Don’t know what made me think of him today, but here I am.
We don’t have the farmhouse in the country any more and haven’t seen our living friends in years. You have to wonder why. My mother’s ashes, sitting in the storage unit since 2012, need burying beside my dad. (Or not, I realize at last.) But how did this all happen? What sentence has been served? Just what is it makes me want to sing and cry?
This was full of stories — true ones. You could make a book out of them. Why don’t you?
Catherine
I have a bazillion stories…
So many connections! I came into a David Ashworth bowl. My neighbor, an artist and aged hippie gave it to me and told me his name. She has downsized, tremendously, from her home in Chestertown, MD and moved to OH to live with her daughter.

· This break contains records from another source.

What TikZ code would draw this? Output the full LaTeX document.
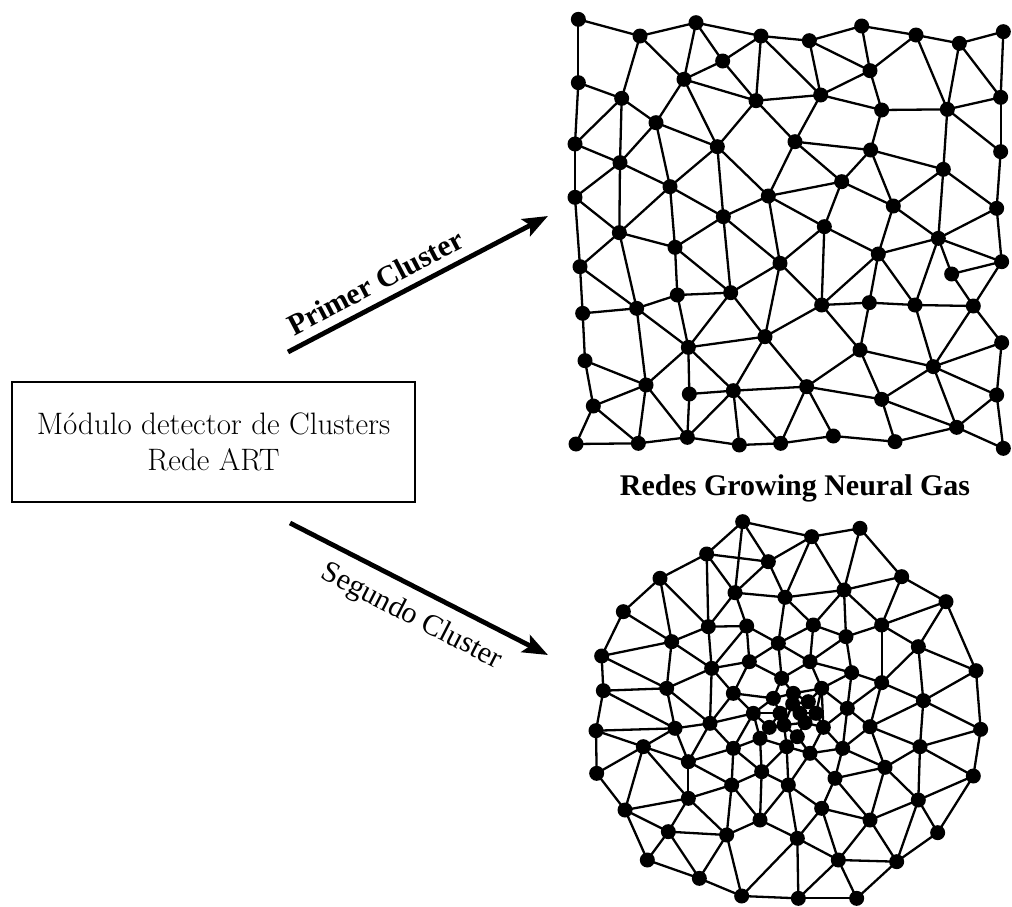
\documentclass[tikz,border=0pt]{standalone}
\usepackage{fontspec}
\newfontfamily\tnr{Liberation Serif}
\usetikzlibrary{arrows.meta}
\begin{document}
\begin{tikzpicture}[x=1pt,y=-1pt,
  modbox/.style={draw, line width=2.4pt, minimum width=403pt, minimum height=120pt,
    align=center, font=\fontsize{31}{36}\selectfont},
  clusterarrow/.style={line width=4.8pt, -{Stealth[length=25pt,width=19pt,inset=5pt]}},
  lbl/.style={font=\tnr\fontsize{30}{34}\selectfont},
  boldlbl/.style={font=\tnr\bfseries\fontsize{30}{34}\selectfont},
  edge/.style={line width=2.3pt},
  dot/.style={fill=black}]
\useasboundingbox (0,0) rectangle (1012,906);

% ART cluster detector
\node[modbox] (art) at (213.5,442) {Módulo detector de Clusters\\Rede ART};

% arrows towards the two networks
\coordinate (a1s) at (288,352);
\coordinate (a1e) at (548,216);
\coordinate (a2s) at (290,523);
\coordinate (a2e) at (548,655);
\draw[clusterarrow] (a1s) -- node[pos=0.375, sloped, above=5pt, boldlbl] (l1) {Primer Cluster} (a1e);
\draw[clusterarrow] (a2s) -- node[pos=0.52, sloped, below=9pt, lbl] (l2) {Segundo Cluster} (a2e);

\node[boldlbl, anchor=base] (gng) at (795,495) {Redes Growing Neural Gas};

% ---------- square GNG mesh ----------
\begin{scope}[xshift=560pt, x=0.33333pt, y=-0.33333pt]
\foreach \n/\p in {A1/{55,58},A2/{240,108},A3/{408,68},A4/{603,108},A5/{748,122},A6/{905,78},A7/{1068,105},A8/{1198,130},A9/{1330,95},
 B1/{488,183},B2/{930,212},B3/{55,248},B4/{372,238},B5/{185,295},B6/{588,302},B7/{782,285},B8/{965,330},B9/{1162,328},B10/{1322,292},
 B11/{288,368},B12/{45,432},B13/{472,440},B14/{705,425},B15/{932,450},B16/{1322,455},B17/{180,488},B18/{1150,508},B19/{845,545},
 B20/{330,560},B21/{45,592},B22/{625,588},B23/{1000,618},B24/{1310,625},B25/{490,650},B26/{793,680},B27/{178,698},B28/{1135,715},
 B29/{345,742},B30/{955,762},B31/{660,790},B32/{1325,785},B33/{60,800},B34/{1175,822},B35/{512,878},B36/{352,885},B37/{230,925},
 B38/{785,915},B39/{928,908},B40/{1065,915},B41/{1240,918},B42/{68,940},B43/{615,1010},B44/{385,1042},B45/{900,1050},B46/{1325,1028},
 B47/{75,1082},B48/{1120,1100},B49/{258,1155},B50/{740,1160},B51/{388,1182},B52/{520,1172},B53/{965,1198},B54/{1310,1185},
 B55/{100,1218},B56/{1190,1282},B57/{48,1332},B58/{235,1330},B59/{382,1312},B60/{538,1335},B61/{662,1330},B62/{820,1308},
 B63/{1005,1325},B64/{1330,1345}}
  \coordinate (\n) at (\p);
\end{scope}

\foreach \a/\b in {A1/A2,A2/A3,A3/A4,A4/A5,A5/A6,A6/A7,A7/A8,A8/A9,
 A1/B3,A2/B5,A2/B4,A3/B4,A3/B1,B1/A4,B1/B4,B1/B6,A4/B6,A4/B7,A5/B7,A5/B2,A6/B2,B2/A7,A7/B9,A8/B9,A8/B10,A9/B10,
 B3/B5,B3/B12,B5/B11,B5/B12,B5/B17,B4/B11,B4/B13,B4/B6,B6/B7,B6/B13,B6/B14,B7/B14,B7/B2,B7/B8,B2/B8,B8/B9,B9/B10,
 B9/B18,B10/B16,B9/B16,B8/B15,B14/B15,B15/B18,B15/B19,B15/B23,B14/B19,B14/B22,B13/B22,B13/B20,B13/B25,B11/B13,
 B11/B20,B11/B17,B12/B17,B12/B21,B17/B20,B17/B21,B17/B27,B20/B27,B20/B25,B20/B29,B21/B27,B21/B33,B22/B19,B22/B25,
 B22/B26,B22/B31,B19/B26,B19/B23,B23/B18,B18/B24,B23/B28,B18/B28,B24/B28,B24/B32,B16/B24,B26/B31,B26/B30,B26/B38,
 B23/B30,B28/B30,B28/B32,B28/B34,B28/B40,B30/B39,B30/B40,B30/B38,B34/B32,B34/B41,B32/B41,B25/B29,B25/B31,B25/B35,
 B29/B27,B29/B35,B29/B36,B27/B33,B27/B37,B33/B37,B33/B42,B36/B37,B36/B44,B36/B35,B35/B31,B35/B44,B35/B43,B31/B38,
 B31/B43,B38/B39,B38/B45,B38/B43,B39/B40,B39/B45,B40/B41,B40/B48,B41/B46,B41/B48,B37/B42,B37/B44,B37/B49,B42/B47,
 B47/B49,B47/B55,B44/B43,B44/B49,B44/B51,B44/B52,B43/B52,B43/B50,B45/B50,B45/B48,B45/B53,B48/B46,B48/B53,B48/B54,
 B48/B56,B53/B50,B53/B56,B53/B63,B50/B52,B50/B62,B50/B61,B52/B51,B52/B59,B52/B60,B52/B61,B51/B59,B49/B55,B49/B58,
 B49/B59,B55/B57,B55/B58,B57/B58,B58/B59,B59/B60,B60/B61,B61/B62,B62/B63,B63/B56,B56/B64,B56/B54,B54/B64,B54/B46}
  \draw[edge] (\a) -- (\b);

\foreach \n in {A1,A2,A3,A4,A5,A6,A7,A8,A9,B1,B2,B3,B4,B5,B6,B7,B8,B9,B10,B11,B12,B13,B14,B15,B16,B17,B18,B19,B20,
 B21,B22,B23,B24,B25,B26,B27,B28,B29,B30,B31,B32,B33,B34,B35,B36,B37,B38,B39,B40,B41,B42,B43,B44,B45,B46,B47,B48,
 B49,B50,B51,B52,B53,B54,B55,B56,B57,B58,B59,B60,B61,B62,B63,B64}
  \fill[dot] (\n) circle (7.5pt);

% ---------- circular GNG mesh ----------
\begin{scope}[xshift=560pt, yshift=-480pt, x=0.33333pt, y=-0.33333pt]
\foreach \n/\p in {c1/{548,125},c2/{755,170},c3/{900,145},c4/{1025,290},c5/{1158,365},c6/{1248,572},c7/{1262,748},
 c8/{1240,888},c9/{1133,1058},c10/{1010,1145},c11/{890,1255},c12/{715,1255},c13/{545,1248},c14/{418,1195},
 c15/{262,1140},c16/{195,990},c17/{110,880},c18/{108,752},c19/{130,632},c20/{125,528},c21/{190,395},c22/{300,295},
 c23/{440,222},
 n1/{625,245},n2/{525,338},n3/{675,352},n4/{852,330},n5/{965,435},n6/{1075,500},n7/{1090,662},n8/{1080,800},
 n9/{1075,960},n10/{930,1020},n11/{835,1140},n12/{712,1075},n13/{600,1020},n14/{500,1065},n15/{325,1055},
 n16/{385,955},n17/{250,800},n18/{345,745},n19/{320,625},n20/{335,485},n21/{445,440},n22/{560,438},n23/{760,435},
 n24/{858,470},n25/{965,608},n26/{930,740},n27/{975,862},n28/{785,985},n29/{825,895},n30/{515,915},n31/{385,845},
 n32/{450,730},n33/{455,565},n34/{568,545},n35/{655,490},n36/{750,545},n37/{875,578},n38/{862,685},n39/{848,805},
 n40/{685,915},n41/{605,875},n42/{520,805},n43/{520,640},n44/{665,595},n45/{785,625},n46/{580,700},n47/{790,742},
 n48/{750,820},n49/{600,775},n50/{680,800},n51/{700,640},n52/{660,700},n53/{720,700},n54/{640,655},n55/{745,665},
 m1/{698,672},m2/{672,735},m3/{735,728},m4/{628,742},m5/{768,700},m6/{712,770}}
  \coordinate (\n) at (\p);
\end{scope}

\foreach \a/\b in {c1/c2,c2/c3,c3/c4,c4/c5,c5/c6,c6/c7,c7/c8,c8/c9,c9/c10,c10/c11,c11/c12,c12/c13,c13/c14,c14/c15,
 c15/c16,c16/c17,c17/c18,c18/c19,c19/c20,c20/c21,c21/c22,c22/c23,c23/c1,
 c1/n1,c1/n2,c2/n1,c2/n3,c2/n4,c3/n4,c4/n4,c4/n5,c5/n5,c5/n6,c6/n6,c6/n7,c7/n7,c7/n8,c8/n8,c8/n9,c9/n9,c10/n9,
 c10/n10,c10/n11,c11/n11,c12/n11,c12/n12,c13/n12,c13/n14,c14/n14,c14/n15,c15/n15,c16/n15,c16/n16,c16/n17,c17/n17,
 c18/n17,c18/n18,c19/n19,c19/n18,c20/n19,c20/n20,c21/n20,c22/n20,c22/n21,c23/n21,c23/n2,c23/n1,
 n1/n2,n1/n3,n2/n21,n2/n22,n2/n3,n3/n35,n3/n23,n3/n4,n4/n23,n4/n24,n4/n5,n5/n6,n5/n24,n5/n25,n6/n25,n6/n7,
 n20/n21,n20/n19,n20/n33,n21/n22,n21/n33,n22/n34,n22/n35,n22/n33,n23/n35,n23/n36,n23/n24,n35/n34,n35/n36,n35/n44,
 n24/n37,n24/n36,n33/n19,n33/n34,n33/n43,n33/n32,n19/n18,n19/n32,n18/n32,n18/n17,n18/n31,n17/n31,n17/n16,n16/n31,
 n16/n30,n16/n15,n16/n14,n15/n14,n14/n30,n14/n13,n13/n12,n13/n41,n13/n40,n13/n30,n12/n40,n12/n28,n12/n11,n11/n28,
 n11/n10,n10/n9,n10/n27,n10/n28,n10/n29,n9/n8,n9/n27,n8/n7,n8/n27,n8/n26,n7/n25,n7/n26,n25/n37,n25/n38,n25/n26,
 n26/n38,n26/n27,n26/n39,n27/n29,n27/n39,n29/n28,n29/n39,n29/n48,n28/n40,n40/n41,n40/n50,n40/n48,n41/n30,n41/n42,
 n41/n49,n41/n50,n30/n42,n30/n31,n31/n42,n31/n32,n42/n32,n42/n49,n42/n46,n32/n43,n32/n46,n43/n34,n43/n46,n43/n54,
 n34/n44,n44/n36,n44/n51,n44/n54,n36/n45,n36/n37,n37/n38,n37/n45,n38/n45,n38/n47,n38/n39,n39/n47,n39/n48,n48/n47,
 n48/n50,n50/n49,n49/n46,n46/n54,n46/n52,n54/n51,n54/n52,n51/n45,n51/n55,n45/n55,n45/n47,
 m1/n51,m1/n52,m1/n53,m1/n55,m1/m2,m1/m3,m2/n52,m2/n50,m2/m3,m2/m4,m4/n52,m4/n46,m4/n49,m3/n53,m3/n47,m3/m6,
 m6/n48,m6/n50,m6/m2,m5/n55,m5/n47,m5/n45,m5/n53,n53/n55}
  \draw[edge] (\a) -- (\b);

\foreach \n in {c1,c2,c3,c4,c5,c6,c7,c8,c9,c10,c11,c12,c13,c14,c15,c16,c17,c18,c19,c20,c21,c22,c23,
 n1,n2,n3,n4,n5,n6,n7,n8,n9,n10,n11,n12,n13,n14,n15,n16,n17,n18,n19,n20,n21,n22,n23,n24,n25,n26,n27,n28,
 n29,n30,n31,n32,n33,n34,n35,n36,n37,n38,n39,n40,n41,n42,n43,n44,n45,n46,n47,n48,n49,n50,n51,n52,n53,n54,n55,
 m1,m2,m3,m4,m5,m6}
  \fill[dot] (\n) circle (7.5pt);
\end{tikzpicture}
\end{document}
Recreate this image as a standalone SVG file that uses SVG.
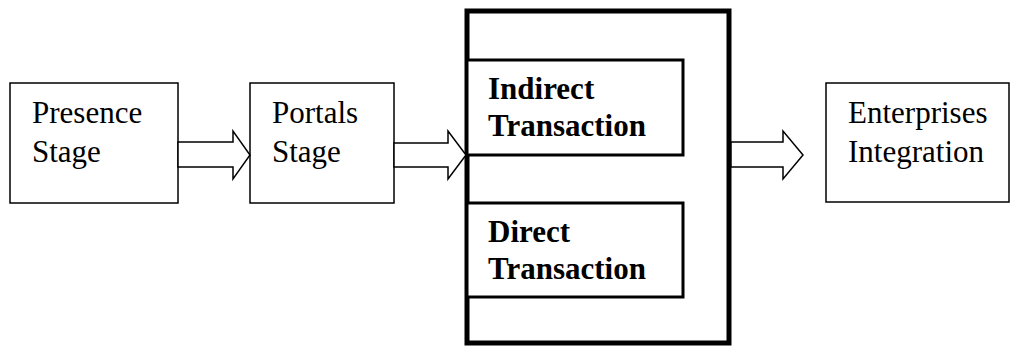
<svg xmlns="http://www.w3.org/2000/svg" width="1011" height="347" viewBox="0 0 1011 347">
<style>
.box{fill:#fff;stroke:#000;stroke-width:1.5}
.big{fill:#fff;stroke:#000;stroke-width:5}
.inner{fill:#fff;stroke:#000;stroke-width:3}
.t{font-family:"Liberation Serif","Times New Roman",serif;font-size:31px;fill:#000}
.b{font-weight:bold}
.arrow{fill:#fff;stroke:#000;stroke-width:1.5;stroke-linejoin:miter}
</style>
<rect width="1011" height="347" fill="#fff"/>
<g id="presence">
<rect class="box" x="10" y="83" width="168" height="120"/>
<text class="t" x="32" y="123">Presence</text>
<text class="t" x="32" y="162">Stage</text>
</g>
<g id="portals">
<rect class="box" x="250" y="83" width="144" height="120"/>
<text class="t" x="272" y="123">Portals</text>
<text class="t" x="272" y="162">Stage</text>
</g>
<g id="transaction">
<rect class="big" x="467" y="11" width="262" height="332"/>
<g id="indirect">
<rect class="inner" x="467" y="60" width="216" height="95"/>
<text class="t b" x="488" y="99">Indirect</text>
<text class="t b" x="488" y="136">Transaction</text>
</g>
<g id="direct">
<rect class="inner" x="467" y="203" width="216" height="94"/>
<text class="t b" x="488" y="242">Direct</text>
<text class="t b" x="488" y="279">Transaction</text>
</g>
</g>
<g id="enterprises">
<rect class="box" x="826" y="83" width="183" height="119"/>
<text class="t" x="848" y="123">Enterprises</text>
<text class="t" x="848" y="162">Integration</text>
</g>
<g id="connectors">
<polygon class="arrow" points="178,142 233,142 233,131 250,155 233,179 233,167 178,167"/>
<polygon class="arrow" points="394,143 448,143 448,131 466,155 448,179 448,167 394,167"/>
<polygon class="arrow" points="731,142 783,142 783,131 803,155 783,179 783,167 731,167"/>
</g>
</svg>
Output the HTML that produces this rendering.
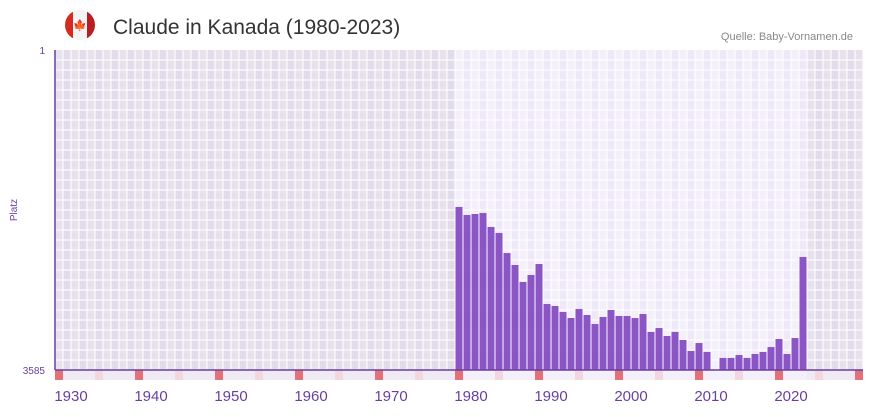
<!DOCTYPE html>
<html><head><meta charset="utf-8"><style>
body{margin:0;background:#fff;font-family:"Liberation Sans",sans-serif;}
svg text{font-family:"Liberation Sans",sans-serif;}
</style></head><body>
<svg id="c" width="873" height="412">
<g>
<clipPath id="fc"><circle cx="80" cy="25" r="15"/></clipPath>
<g clip-path="url(#fc)"><rect x="65" y="10" width="30" height="30" fill="#f4f4f4"/><rect x="65" y="10" width="8" height="30" fill="#d52b1e"/><rect x="87" y="10" width="8" height="30" fill="#b81e22"/></g>
<text x="80" y="29" font-size="11" fill="#d52b1e" text-anchor="middle">🍁</text>
</g>
<text x="113" y="34" font-size="21" fill="#333">Claude in Kanada (1980-2023)</text>
<text x="853" y="40" font-size="11" fill="#888" text-anchor="end">Quelle: Baby-Vornamen.de</text>
<text x="45" y="54" font-size="10" fill="#6a3fa0" text-anchor="end">1</text>
<text x="45" y="374" font-size="10" fill="#6a3fa0" text-anchor="end">3585</text>
<text x="17" y="210" font-size="10" fill="#6a3fa0" text-anchor="middle" transform="rotate(-90 17 210)">Platz</text>
<g id="bg"></g><g id="bars"></g><g id="xl"></g>
</svg>
<script>
const years=[1978,1979,1980,1981,1982,1983,1984,1985,1986,1987,1988,1989,1990,1991,1992,1993,1994,1995,1996,1997,1998,1999,2000,2001,2002,2003,2004,2005,2006,2007,2008,2009,2010,2011,2012,2013,2014,2015,2016,2017,2018,2019,2020,2021];
const ranks=[1759,1849,1838,1827,1983,2050,2275,2409,2599,2521,2398,2846,2868,2935,3003,2902,2969,3070,2991,2913,2980,2980,3003,2958,3159,3115,3204,3159,3249,3372,3283,3383,null,3450,3450,3417,3450,3406,3383,3328,3238,3406,3227,2319];
const xTicks=[1930,1940,1950,1960,1970,1980,1990,2000,2010,2020];
const NS='http://www.w3.org/2000/svg';
const X0=55,X1=863,Y0=50,Y1=370,yMin=1928,yMax=2029,rMin=1,rMax=3585;
const xs=y=>X0+(y-yMin)*(X1-X0)/(yMax-yMin);
const ys=r=>Y0+(r-rMin)*(Y1-Y0)/(rMax-rMin);
function mk(t,a,p){const e=document.createElementNS(NS,t);for(const k in a)e.setAttribute(k,a[k]);p.appendChild(e);return e;}
const bg=document.getElementById('bg'),bars=document.getElementById('bars'),xl=document.getElementById('xl');
const w=xs(1)-xs(0);
for(let y=yMin;y<yMax;y++){
  const act=y>=years[0]&&y<=years[years.length-1];
  const c=act?(y%2?'#efe8f8':'#f3effb'):(y%2?'#e2dcea':'#e6e1ed');
  const r=mk('rect',{x:xs(y),y:Y0,width:w,height:Y1-Y0,fill:c},bg);
  
  
  const m=mk('rect',{x:xs(y),y:Y1,width:w,height:10,fill:(y%10==8)?'#e5707a':(y%10==3)?'#f3d6de':(act?'#f3effb':'#efeaf3')},bg);
  
  
}
for(let y=yMin;y<=yMax;y++)mk('line',{x1:xs(y),x2:xs(y),y1:Y0,y2:Y1,stroke:'#fff','stroke-width':1.5,'stroke-opacity':0.7},bg);
for(let yy=Y0+10;yy<Y1;yy+=10)mk('line',{x1:X0,x2:X1,y1:yy,y2:yy,stroke:'#fff','stroke-width':1.5,'stroke-opacity':0.7},bg);
years.forEach((y,i)=>{if(ranks[i]==null)return;
  const b=mk('rect',{x:xs(y)+0.5,y:ys(ranks[i]),width:w-1,height:Y1-ys(ranks[i]),fill:'#8b55c6'},bars);
  
  
});
mk('line',{x1:X0,x2:X1,y1:Y1,y2:Y1,stroke:'#6a3fa0','stroke-width':1.5},bars);
mk('line',{x1:X0,x2:X0,y1:Y0,y2:Y1,stroke:'#6a3fa0','stroke-width':1.5},bars);
xTicks.forEach(t=>{const e=mk('text',{x:xs(t),y:401,'font-size':15,fill:'#6a3fa0','text-anchor':'middle'},xl);e.textContent=t;
  
  
});
</script>
</body></html>
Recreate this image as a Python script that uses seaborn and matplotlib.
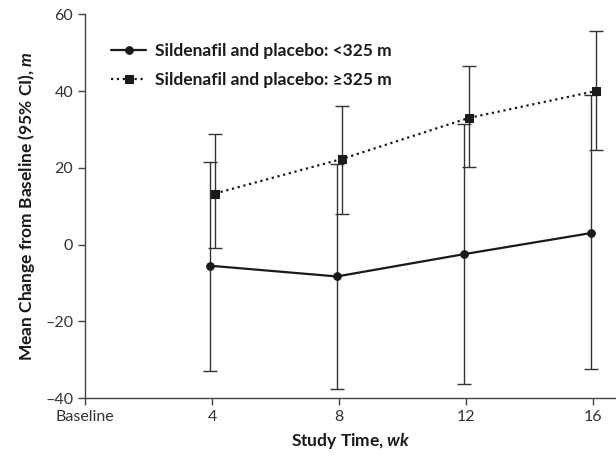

I too had that Leo Kotke album. And had lived in Annapolis. Is your brother a boat architect?
A classmate,from many moons ago, Susan Dollenger, has just published a book, Travels with Harley. She & Peter live in Jemez Springs. Like your style and hers! Cheers!
Hi Sydney! Where are you writing from? Chestertown?? What’s the name of your neighbor who moved back to Ohio? I bet I know who it is. No, my brother isn’t a boat architect. Are you thinking of Bruce Farr?
Jemez Springs…I’ve been there a couple times. Feeling the need of a new community now, might go back and have another look. If you search for “Jemez” on this site, you’ll find a few photos and stories.
Very good to hear from you. Tell me more if so inclined.